Image result for images homage to catalonia orwell

They [Catalans] had attempted to produce within the militias a sort of temporary working model of the classless society. Of course there was no perfect equality, but there was a nearer approach to it than I had ever seen or than I would have thought conceivable in time of war.

Homage to Catalonia (1938) is what it says, George Orwell’s homage to the people of Catalonia who attempted an anarchist/socialist revolution in response to the army’s attack on their fledgling democracy, and more broadly in response to centuries of harsh rule by feudal landowners supported by the Catholic church and the monarchy.

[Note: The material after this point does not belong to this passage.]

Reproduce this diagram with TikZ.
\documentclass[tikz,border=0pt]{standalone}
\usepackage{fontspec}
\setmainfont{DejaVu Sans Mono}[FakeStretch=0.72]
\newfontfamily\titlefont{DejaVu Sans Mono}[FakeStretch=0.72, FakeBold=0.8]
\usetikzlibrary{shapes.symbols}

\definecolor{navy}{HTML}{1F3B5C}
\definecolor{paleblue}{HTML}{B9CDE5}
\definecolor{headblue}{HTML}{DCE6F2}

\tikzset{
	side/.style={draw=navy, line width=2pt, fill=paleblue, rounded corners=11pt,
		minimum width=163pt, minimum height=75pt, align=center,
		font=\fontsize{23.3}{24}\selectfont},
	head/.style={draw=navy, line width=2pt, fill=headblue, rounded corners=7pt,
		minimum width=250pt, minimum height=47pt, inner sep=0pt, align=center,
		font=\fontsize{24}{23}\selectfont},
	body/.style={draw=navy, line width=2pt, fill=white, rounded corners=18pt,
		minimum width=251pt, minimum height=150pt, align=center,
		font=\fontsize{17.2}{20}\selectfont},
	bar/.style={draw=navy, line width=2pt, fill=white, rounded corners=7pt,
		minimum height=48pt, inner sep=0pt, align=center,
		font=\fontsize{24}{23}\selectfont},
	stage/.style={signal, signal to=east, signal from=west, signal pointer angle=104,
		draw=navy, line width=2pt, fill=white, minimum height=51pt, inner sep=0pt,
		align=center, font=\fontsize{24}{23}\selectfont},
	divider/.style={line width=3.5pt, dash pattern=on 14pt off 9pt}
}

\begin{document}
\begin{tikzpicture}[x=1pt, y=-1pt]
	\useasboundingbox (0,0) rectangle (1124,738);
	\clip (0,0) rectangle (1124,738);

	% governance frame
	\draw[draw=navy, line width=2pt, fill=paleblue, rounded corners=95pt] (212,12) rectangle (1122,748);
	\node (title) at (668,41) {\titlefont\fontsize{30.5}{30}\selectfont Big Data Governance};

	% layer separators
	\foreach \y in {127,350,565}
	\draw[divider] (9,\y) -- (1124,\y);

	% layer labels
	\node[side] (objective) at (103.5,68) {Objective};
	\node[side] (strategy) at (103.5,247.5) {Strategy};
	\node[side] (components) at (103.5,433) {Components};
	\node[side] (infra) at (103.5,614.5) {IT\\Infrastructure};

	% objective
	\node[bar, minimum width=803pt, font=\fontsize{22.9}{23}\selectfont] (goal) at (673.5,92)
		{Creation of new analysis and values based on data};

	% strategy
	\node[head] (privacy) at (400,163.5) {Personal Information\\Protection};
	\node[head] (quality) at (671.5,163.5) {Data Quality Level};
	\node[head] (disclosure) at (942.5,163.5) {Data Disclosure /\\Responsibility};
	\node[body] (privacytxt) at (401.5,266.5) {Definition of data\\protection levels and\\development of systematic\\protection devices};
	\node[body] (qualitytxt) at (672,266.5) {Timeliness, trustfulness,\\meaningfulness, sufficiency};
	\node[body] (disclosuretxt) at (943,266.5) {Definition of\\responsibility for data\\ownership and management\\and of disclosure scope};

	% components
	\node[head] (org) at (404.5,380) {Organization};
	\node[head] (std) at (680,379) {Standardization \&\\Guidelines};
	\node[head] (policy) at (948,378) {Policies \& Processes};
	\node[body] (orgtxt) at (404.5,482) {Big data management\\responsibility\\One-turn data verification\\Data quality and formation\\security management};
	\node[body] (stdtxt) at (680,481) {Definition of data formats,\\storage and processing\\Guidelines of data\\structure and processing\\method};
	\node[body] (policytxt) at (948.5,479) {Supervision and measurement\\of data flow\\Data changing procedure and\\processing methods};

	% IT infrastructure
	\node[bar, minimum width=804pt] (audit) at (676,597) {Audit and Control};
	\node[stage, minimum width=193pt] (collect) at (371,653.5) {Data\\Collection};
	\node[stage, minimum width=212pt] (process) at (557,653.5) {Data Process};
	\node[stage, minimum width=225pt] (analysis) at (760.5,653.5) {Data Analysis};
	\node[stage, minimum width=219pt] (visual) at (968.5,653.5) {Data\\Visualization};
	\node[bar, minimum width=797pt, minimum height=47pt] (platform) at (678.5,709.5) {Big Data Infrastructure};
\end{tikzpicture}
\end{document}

A revolution that was brought down not by the civil war but by the backsliding of right-wing socialists in the Republican government and by the treachery of the Communists.

In this it resembles (or presages) another account of anarchist ‘revolution’ undone by Communists, Daniel Cohn-Bendit’s Obsolete Communism: The Left-Wing Alternative (1968) about the Paris uprisings of that year and which I have owned almost since it was written. In fact, a great deal of Orwell’s book, particularly about the lies invented and propagated by the news media, serves to show plus ca change etc.

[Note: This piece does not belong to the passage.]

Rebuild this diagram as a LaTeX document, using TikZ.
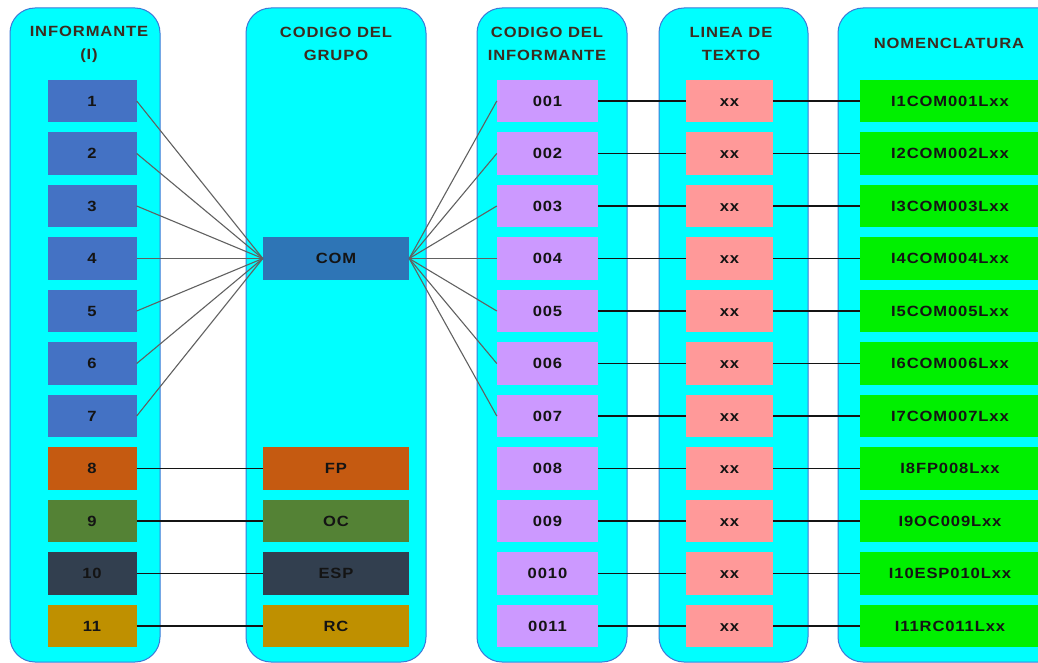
\documentclass[tikz,border=0pt]{standalone}
\usepackage{fontspec}
\newfontfamily\bx[FakeStretch=1.12,LetterSpace=6]{Liberation Sans}
\definecolor{panelfill}{HTML}{00FFFF}
\definecolor{paneldraw}{HTML}{3C78D8}
\definecolor{infblue}{HTML}{4472C4}
\definecolor{comblue}{HTML}{2E75B6}
\definecolor{orng}{HTML}{C55A11}
\definecolor{olive}{HTML}{548235}
\definecolor{slate}{HTML}{323F4F}
\definecolor{gold}{HTML}{BF9000}
\definecolor{lilac}{HTML}{CC99FF}
\definecolor{salmon}{HTML}{FF9999}
\definecolor{lime}{HTML}{00F000}
\definecolor{hdrtext}{HTML}{3D2B1F}
\definecolor{boxtext}{HTML}{141414}
\begin{document}
\begin{tikzpicture}[x=1pt,y=-1pt,
  panel/.style={fill=panelfill,draw=paneldraw,line width=1pt,rounded corners=25pt},
  hdr/.style={text=hdrtext,align=center,font={\bx\bfseries\fontsize{14.8}{23}\selectfont}},
  cell/.style={rectangle,inner sep=0pt,minimum height=42.5pt,text height=10.6pt,text depth=0pt,text=boxtext,font={\bx\bfseries\fontsize{14.8}{16}\selectfont}},
  infbox/.style={cell,minimum width=89pt},
  grpbox/.style={cell,minimum width=146pt},
  codbox/.style={cell,minimum width=101pt,fill=lilac},
  linbox/.style={cell,minimum width=87pt,fill=salmon},
  nombox/.style={cell,minimum width=190pt,fill=lime},
  fan/.style={draw=black!62,line width=1.1pt},
  link/.style={draw=black!92,line width=1.2pt}]
\useasboundingbox (0,0) rectangle (1038,663);
\clip (0,0) rectangle (1038,663);
\fill[white] (0,0) rectangle (1038,663);
% panels
\draw[panel] (10,8) rectangle (160,662);
\draw[panel] (246,8) rectangle (426,662);
\draw[panel] (477,8) rectangle (627,662);
\draw[panel] (659,8) rectangle (808,662);
\draw[panel] (838,8) rectangle (1075,662);
% headers
\node[hdr] (h1) at (89,44) {INFORMANTE\\(I)};
\node[hdr] (h2) at (336,44) {CODIGO DEL\\GRUPO};
\node[hdr] (h3) at (547,44) {CODIGO DEL\\INFORMANTE};
\node[hdr] (h4) at (731,44) {LINEA DE\\TEXTO};
\node[hdr] (h5) at (949,43) {NOMENCLATURA};
% informant boxes
\foreach \i/\c in {1/infblue,2/infblue,3/infblue,4/infblue,5/infblue,6/infblue,7/infblue,8/orng,9/olive,10/slate,11/gold}{
  \pgfmathsetmacro\yy{101+(\i-1)*52.5}
  \node[infbox,fill=\c] (i\i) at (92,\yy) {\i};
}
% group boxes
\node[grpbox,fill=comblue] (com) at (336,258.5) {COM};
\node[grpbox,fill=orng] (fp) at (336,468.5) {FP};
\node[grpbox,fill=olive] (oc) at (336,521) {OC};
\node[grpbox,fill=slate] (esp) at (336,573.5) {ESP};
\node[grpbox,fill=gold] (rc) at (336,626) {RC};
% code and text-line boxes
\foreach \i/\t in {1/001,2/002,3/003,4/004,5/005,6/006,7/007,8/008,9/009,10/0010,11/0011}{
  \pgfmathsetmacro\yy{101+(\i-1)*52.5}
  \node[codbox] (c\i) at (547.5,\yy) {\t};
  \node[linbox] (l\i) at (729.5,\yy) {xx};
}
% nomenclature boxes
\foreach \i/\t in {1/I1COM001Lxx,2/I2COM002Lxx,3/I3COM003Lxx,4/I4COM004Lxx,5/I5COM005Lxx,6/I6COM006Lxx,7/I7COM007Lxx,8/I8FP008Lxx,9/I9OC009Lxx,10/I10ESP010Lxx,11/I11RC011Lxx}{
  \pgfmathsetmacro\yy{101+(\i-1)*52.5}
  \node[nombox] (n\i) at (955,\yy) {\hspace*{-10pt}\t};
}
% connectors
\foreach \i in {1,...,7}{
  \draw[fan] (i\i.east) -- (com.west);
  \draw[fan] (com.east) -- (c\i.west);
}
\draw[link] (i8.east) -- (fp.west);
\draw[link] (i9.east) -- (oc.west);
\draw[link] (i10.east) -- (esp.west);
\draw[link] (i11.east) -- (rc.west);
\foreach \i in {1,...,11}{
  \draw[link] (c\i.east) -- (l\i.west);
  \draw[link] (l\i.east) -- (n\i.west);
}
\end{tikzpicture}
\end{document}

Homage to Catalonia has two parts – Orwell’s memoir of his time as a volunteer soldier, and an analysis of the failure of the Revolution – written in the immediate aftermath of his service, “five months ago” as he says, and before the end of the Spanish war (1936-1939). The book contains a third part, Looking Back on the Spanish War, written in 1943. But that deals in particular with the partisan, dishonest role played by the press and deserves a separate review.

George Orwell (1903-1950) is well enough known and I will not say much about him, except this: he is often claimed by the Right, especially for Animal Farm (1945) which is clearly an attack on Soviet communism. But let’s be clear. Orwell was of the Left, and like many of us still, was deeply upset by the descent of the Russian Revolution into bureaucracy and totalitarianism, a descent which he experienced personally in Spain. The POUM militia he enlisted in was broadly described as ‘Trotskyite’ – it wasn’t, but it was, and he was, committed to socialist revolution. And although Orwell was fighting firstly for the preservation of democratic government, he understood well, what we have mostly forgotten, that in the end ‘democracy’ is just another name for Capitalism.

When Orwell entered Spain from the south of France in late 1936 Barcelona was effectively anarchist. The churches had been sacked, all forms of deferential address had ceased, tipping was illegal, and so on:

It was a town in which the wealthy classes had ceased to exist… All this was queer and moving. There was much in it I did not understand, in some ways I did not even like it, but I recognized it immediately as as a state of affairs worth fighting for. Also I believed that things were as they appeared, that this was really a workers’ State …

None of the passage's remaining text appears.